What is the NIST AI Risk Management Framework?
- The NIST AI RMF is a voluntary US framework for managing AI risk, with no penalties.
- It is built around four functions: Govern, Map, Measure, and Manage.
- It frames good practice around characteristics of trustworthy AI.
- It pairs well with binding laws like the EU AI Act, serving as the method that helps you meet them.
- Current as of June 2026. This is general information, not legal advice.
Where it came from and why
NIST released version 1.0 of the AI RMF in January 2023, developed openly with industry, academia, and government. The goal was to give organisations a common, practical way to address AI risk and to promote trustworthy AI, without prescribing a rigid checklist. Because NIST frameworks are well regarded and vendor-neutral, the AI RMF has become a reference point for AI risk management well beyond the United States.
The four functions
The framework is built around four functions that work together:
- Govern: Establish the culture, policies, roles, and accountability for managing AI risk across the organisation. Govern runs through the other three functions.

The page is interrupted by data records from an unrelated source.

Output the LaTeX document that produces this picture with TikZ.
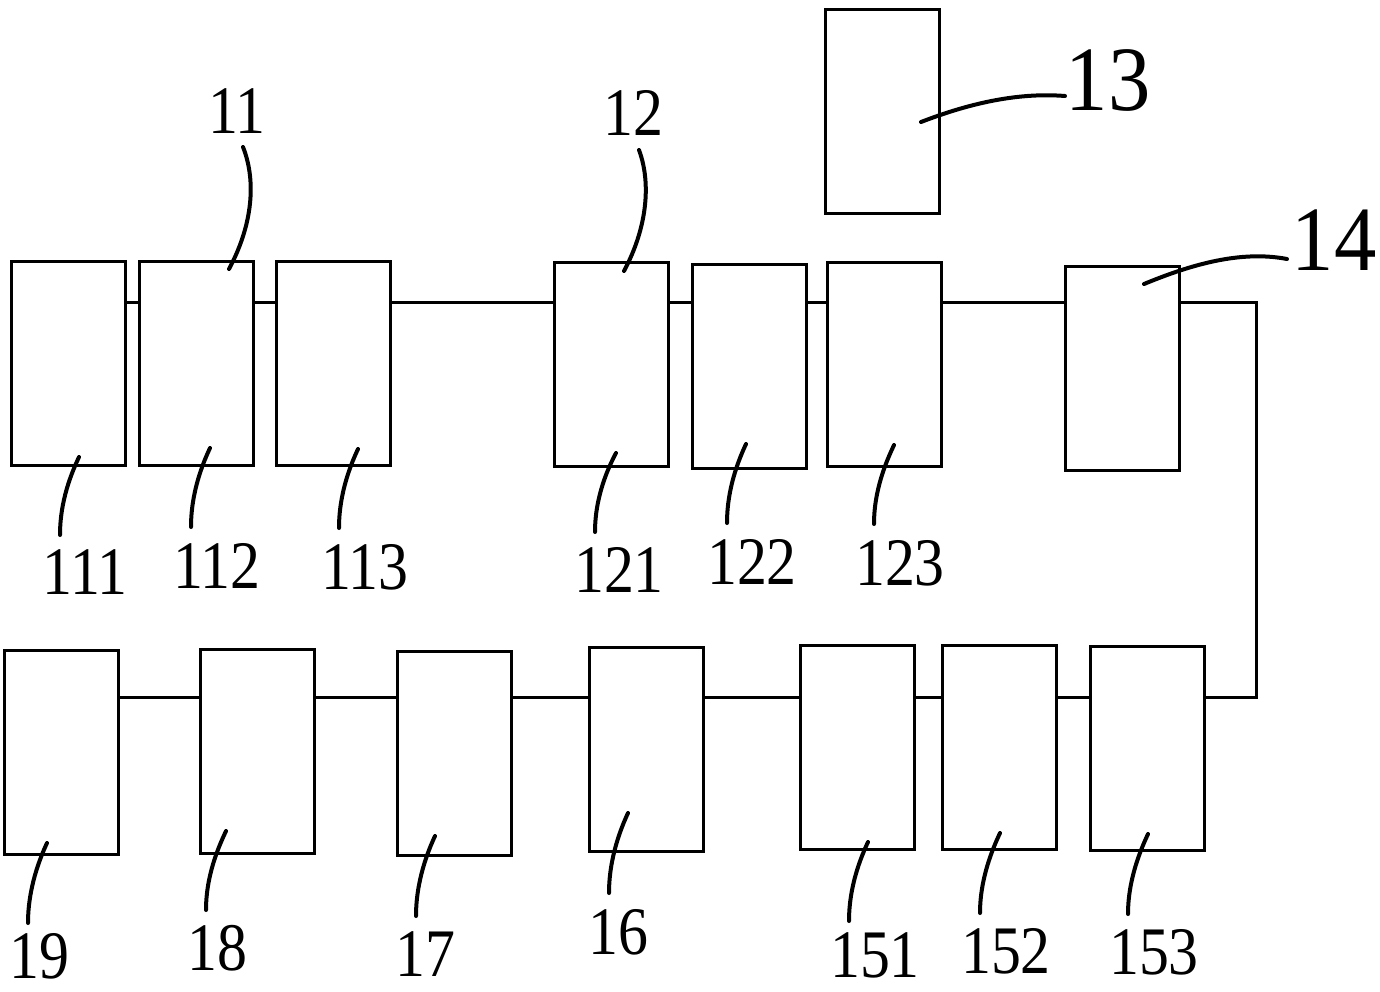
\documentclass[tikz,border=0pt]{standalone}
\usepackage{graphicx}
\usepackage{fontspec}
\setmainfont{Liberation Serif}
\tikzset{
  blk/.style={draw, line width=3pt, minimum width=114pt, minimum height=204pt, inner sep=0pt, fill=white},
  wire/.style={line width=3pt},
  leader/.style={line width=4pt, line cap=round},
  lbl/.style={inner sep=0pt, font=\fontsize{68}{68}\selectfont},
  biglbl/.style={inner sep=0pt, font=\fontsize{92}{92}\selectfont}
}
\newcommand{\nar}[1]{\scalebox{0.88}[1]{#1}}
\begin{document}
\begin{tikzpicture}[x=1pt,y=-1pt]
\useasboundingbox (0,0) rectangle (1380,991);
% boxes
\node[blk] (b111) at (68.5,363.5) {};
\node[blk] (b112) at (196,363.5) {};
\node[blk] (b113) at (333.5,363.5) {};
\node[blk] (b121) at (611,364.5) {};
\node[blk] (b122) at (749,366.5) {};
\node[blk] (b123) at (884.5,364.5) {};
\node[blk] (b13)  at (882.5,111) {};
\node[blk] (b14)  at (1122,368.5) {};
\node[blk] (b19)  at (61.5,752) {};
\node[blk] (b18)  at (257.5,751) {};
\node[blk] (b17)  at (454,753) {};
\node[blk] (b16)  at (646.5,749) {};
\node[blk] (b151) at (857,747) {};
\node[blk] (b152) at (999,747) {};
\node[blk] (b153) at (1147,748.5) {};
% wire levels
\coordinate (tl) at (0,302);
\coordinate (bl) at (0,697);
\coordinate (corner) at (1256.5,302.5);
% top row
\draw[wire] (b111.east |- tl) -- (b112.west |- tl);
\draw[wire] (b112.east |- tl) -- (b113.west |- tl);
\draw[wire] (b113.east |- tl) -- (b121.west |- tl);
\draw[wire] (b121.east |- tl) -- (b122.west |- tl);
\draw[wire] (b122.east |- tl) -- (b123.west |- tl);
\draw[wire] (b123.east |- tl) -- (b14.west |- tl);
\draw[wire] (b14.east |- corner) -- (corner) |- (b153.east |- bl);
% bottom row
\draw[wire] (b153.west |- bl) -- (b152.east |- bl);
\draw[wire] (b152.west |- bl) -- (b151.east |- bl);
\draw[wire] (b151.west |- bl) -- (b16.east |- bl);
\draw[wire] (b16.west |- bl) -- (b17.east |- bl);
\draw[wire] (b17.west |- bl) -- (b18.east |- bl);
\draw[wire] (b18.west |- bl) -- (b19.east |- bl);
% labels
\node[lbl] (l11) at (237,111) {\nar{11}};
\node[lbl] (l12) at (633,113) {\nar{12}};
\node[biglbl] (l13) at (1108,80) {\scalebox{0.92}[1]{13}};
\node[biglbl] (l14) at (1334,240) {\scalebox{0.92}[1]{14}};
\node[lbl] (l111) at (85,572) {\nar{111}};
\node[lbl] (l112) at (217,566) {\nar{112}};
\node[lbl] (l113) at (365,567) {\nar{113}};
\node[lbl] (l121) at (619,570) {\nar{121}};
\node[lbl] (l122) at (752,562) {\nar{122}};
\node[lbl] (l123) at (900,563) {\nar{123}};
\node[lbl] (l19) at (39,956) {\nar{19}};
\node[lbl] (l18) at (217,948) {\nar{18}};
\node[lbl] (l17) at (425,954) {\nar{17}};
\node[lbl] (l16) at (618,932) {\nar{16}};
\node[lbl] (l151) at (875,955) {\nar{151}};
\node[lbl] (l152) at (1006,951) {\nar{152}};
\node[lbl] (l153) at (1154,952) {\nar{153}};
% leader end points
\coordinate (o11) at (243,147);   \coordinate (i11) at (229,269);
\coordinate (o12) at (639,150);   \coordinate (i12) at (624,271);
\coordinate (i13) at (921,122);   \coordinate (o13) at (1065,96);
\coordinate (i14) at (1144,284);  \coordinate (o14) at (1287,259);
\coordinate (o111) at (60,535);   \coordinate (i111) at (79,457);
\coordinate (o112) at (191,527);  \coordinate (i112) at (210,448);
\coordinate (o113) at (339,528);  \coordinate (i113) at (358,449);
\coordinate (o121) at (595,532);  \coordinate (i121) at (616,453);
\coordinate (o122) at (727,523);  \coordinate (i122) at (746,444);
\coordinate (o123) at (874,524);  \coordinate (i123) at (894,445);
\coordinate (o19) at (28,923);    \coordinate (i19) at (47,843);
\coordinate (o18) at (206,910);   \coordinate (i18) at (226,831);
\coordinate (o17) at (416,916);   \coordinate (i17) at (435,836);
\coordinate (o16) at (609,893);   \coordinate (i16) at (628,813);
\coordinate (o151) at (849,921);  \coordinate (i151) at (868,842);
\coordinate (o152) at (980,913);  \coordinate (i152) at (1000,833);
\coordinate (o153) at (1128,914); \coordinate (i153) at (1148,834);
% leaders
\draw[leader] (o11) .. controls (258,185) and (250,230) .. (i11);
\draw[leader] (o12) .. controls (652,185) and (646,230) .. (i12);
\draw[leader] (i13) .. controls (965,105) and (1015,92) .. (o13);
\draw[leader] (i14) .. controls (1190,265) and (1240,250) .. (o14);
\draw[leader] (o111) .. controls (60,500) and (72,472) .. (i111);
\draw[leader] (o112) .. controls (191,492) and (203,463) .. (i112);
\draw[leader] (o113) .. controls (339,493) and (351,464) .. (i113);
\draw[leader] (o121) .. controls (595,497) and (608,468) .. (i121);
\draw[leader] (o122) .. controls (727,488) and (739,459) .. (i122);
\draw[leader] (o123) .. controls (874,489) and (887,460) .. (i123);
\draw[leader] (o19) .. controls (28,888) and (40,858) .. (i19);
\draw[leader] (o18) .. controls (206,875) and (219,846) .. (i18);
\draw[leader] (o17) .. controls (416,881) and (428,851) .. (i17);
\draw[leader] (o16) .. controls (609,858) and (621,828) .. (i16);
\draw[leader] (o151) .. controls (849,886) and (861,857) .. (i151);
\draw[leader] (o152) .. controls (980,878) and (993,848) .. (i152);
\draw[leader] (o153) .. controls (1128,879) and (1141,849) .. (i153);
\end{tikzpicture}
\end{document}
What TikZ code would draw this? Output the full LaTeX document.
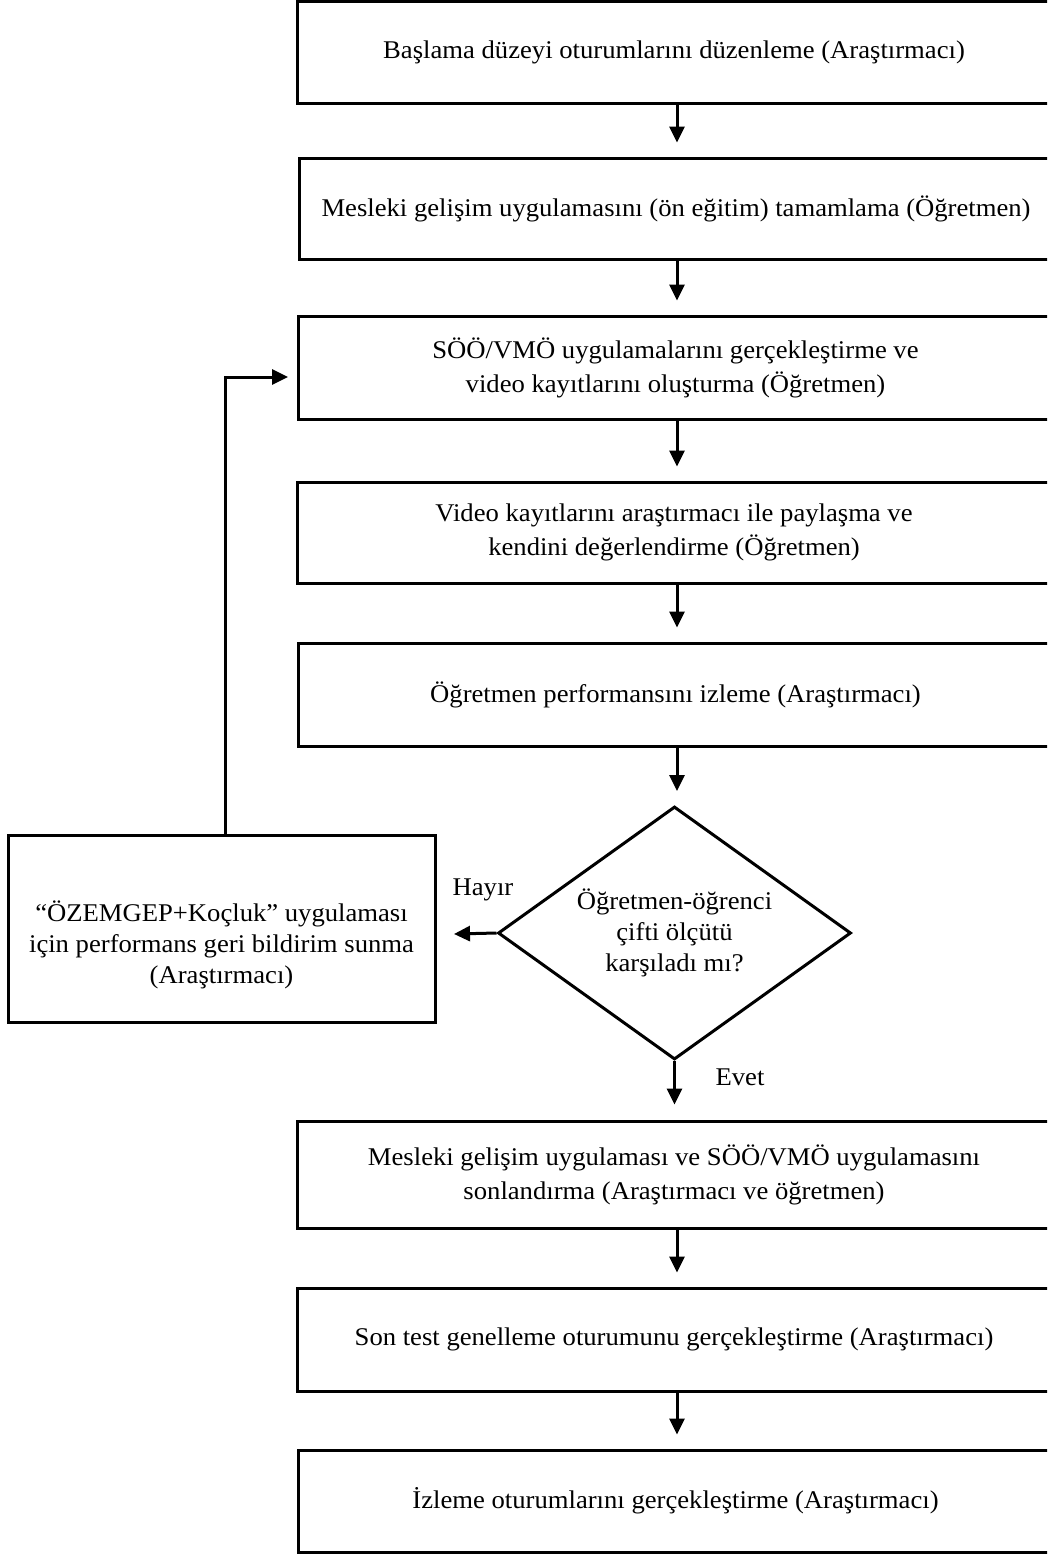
\documentclass[tikz,border=0pt]{standalone}
\usepackage{fontspec}
\setmainfont[FakeStretch=1.045]{Liberation Serif}
\usetikzlibrary{arrows.meta,shapes.geometric}
\begin{document}
\begin{tikzpicture}[x=1pt,y=-1pt,
  box/.style={draw, line width=3pt, rectangle, inner sep=0pt, align=center,
    minimum width=754pt, font=\fontsize{25.5}{34}\selectfont},
  flow/.style={line width=3pt, -{Triangle[length=16pt,width=15pt]}},
  lbl/.style={font=\fontsize{25.5}{31}\selectfont, inner sep=0pt, align=center}]
\useasboundingbox (0,0) rectangle (1047,1555);
\clip (0,0) rectangle (1047,1555);

\node[box, minimum height=101pt] (b1) at (674,52.5) {Başlama düzeyi oturumlarını düzenleme (Araştırmacı)};
\node[box, minimum height=101pt] (b2) at (676,208.5) {Mesleki gelişim uygulamasını (ön eğitim) tamamlama (Öğretmen)};
\node[box, minimum height=103pt] (b3) at (675.5,367.5) {SÖÖ/VMÖ uygulamalarını gerçekleştirme ve\\video kayıtlarını oluşturma (Öğretmen)};
\node[box, minimum height=101pt] (b4) at (674,532.5) {Video kayıtlarını araştırmacı ile paylaşma ve\\kendini değerlendirme (Öğretmen)};
\node[box, minimum height=103pt] (b5) at (675.5,694.5) {Öğretmen performansını izleme (Araştırmacı)};

\node[draw, diamond, line width=3pt, inner sep=0pt, aspect=1.395,
  minimum width=353pt, minimum height=253pt, lbl] (d) at (674.5,933)
  {Öğretmen-öğrenci\\çifti ölçütü\\karşıladı mı?};

\node[draw, line width=3pt, rectangle, inner sep=0pt,
  minimum width=427pt, minimum height=187pt] (lbox) at (221.5,928.5) {};
\node[lbl] (ltext) at (221.5,945) {“ÖZEMGEP+Koçluk” uygulaması\\için performans geri bildirim sunma\\(Araştırmacı)};

\node[lbl] (hayir) at (483,890) {Hayır};
\node[lbl] (evet) at (740,1077) {Evet};

\node[box, minimum height=107pt] (b6) at (674,1174.5) {Mesleki gelişim uygulaması ve SÖÖ/VMÖ uygulamasını\\sonlandırma (Araştırmacı ve öğretmen)};
\node[box, minimum height=103pt] (b7) at (674,1339.5) {Son test genelleme oturumunu gerçekleştirme (Araştırmacı)};
\node[box, minimum height=102pt] (b8) at (675.5,1501) {İzleme oturumlarını gerçekleştirme (Araştırmacı)};

\coordinate (hend) at (454,934);
\coordinate (fbend) at (288,377);

\draw[flow, shorten >=14pt] ([xshift=3pt]b1.south) -- ([xshift=3pt]b1.south |- b2.north);
\draw[flow, shorten >=14pt] ([xshift=1pt]b2.south) -- ([xshift=1pt]b2.south |- b3.north);
\draw[flow, shorten >=14pt] ([xshift=1.5pt]b3.south) -- ([xshift=1.5pt]b3.south |- b4.north);
\draw[flow, shorten >=14pt] ([xshift=3pt]b4.south) -- ([xshift=3pt]b4.south |- b5.north);
\draw[flow, shorten >=14pt] ([xshift=1.5pt]b5.south) -- ([xshift=1.5pt]b5.south |- d.north);
\draw[flow, shorten >=15pt] (d.south) -- (d.south |- b6.north);
\draw[flow, shorten >=14pt] ([xshift=3pt]b6.south) -- ([xshift=3pt]b6.south |- b7.north);
\draw[flow, shorten >=14pt] ([xshift=3pt]b7.south) -- ([xshift=3pt]b7.south |- b8.north);
\draw[flow] (d.west) -- (hend);
\draw[flow] ([xshift=3.5pt]lbox.north) |- (fbend);
\end{tikzpicture}
\end{document}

- Map: Understand the context, identify the AI system's purpose and the risks it could create, given how and where it is used.
- Measure: Assess, analyse, and track the identified risks using appropriate methods and metrics.
- Manage: Prioritise and act on the risks, allocating resources to treat, monitor, and respond to them over time.
What "trustworthy AI" means here
The AI RMF frames good AI risk management around characteristics of trustworthy AI, including that systems should be valid and reliable, safe, secure and resilient, accountable and transparent, explainable and interpretable, privacy-enhanced, and fair with harmful bias managed. These characteristics give organisations a vocabulary for what they are trying to achieve.
Who uses it and why
The framework is used by organisations that build or deploy AI and want a credible, structured way to manage the associated risk. Because it is voluntary and flexible, it suits organisations of different sizes and sectors. It is also increasingly referenced in procurement: US enterprise buyers ask vendors whether they align with the NIST AI RMF, which makes familiarity with it useful even for organisations that adopt it mainly to answer customers.
How it relates to laws like the EU AI Act
The AI RMF is a method, not a mandate. It pairs naturally with binding regulations such as the EU AI Act: an organisation can use the NIST functions as the operating engine that produces the risk management and documentation a law requires. Adopting NIST does not, on its own, make you compliant with any law, but it gives you a strong foundation for meeting one.
Key terms
- NIST AI RMF
- The US National Institute of Standards and Technology AI Risk Management Framework, a voluntary guide to managing AI risk.
- Govern, Map, Measure, Manage
- The four functions of the NIST AI RMF that structure how organisations manage AI risk.
- Voluntary framework
- Guidance an organisation chooses to adopt; not legally binding and not enforced by penalties.
- Trustworthy AI
- AI that is valid, reliable, safe, secure, accountable, transparent, explainable, privacy-enhanced, and fair.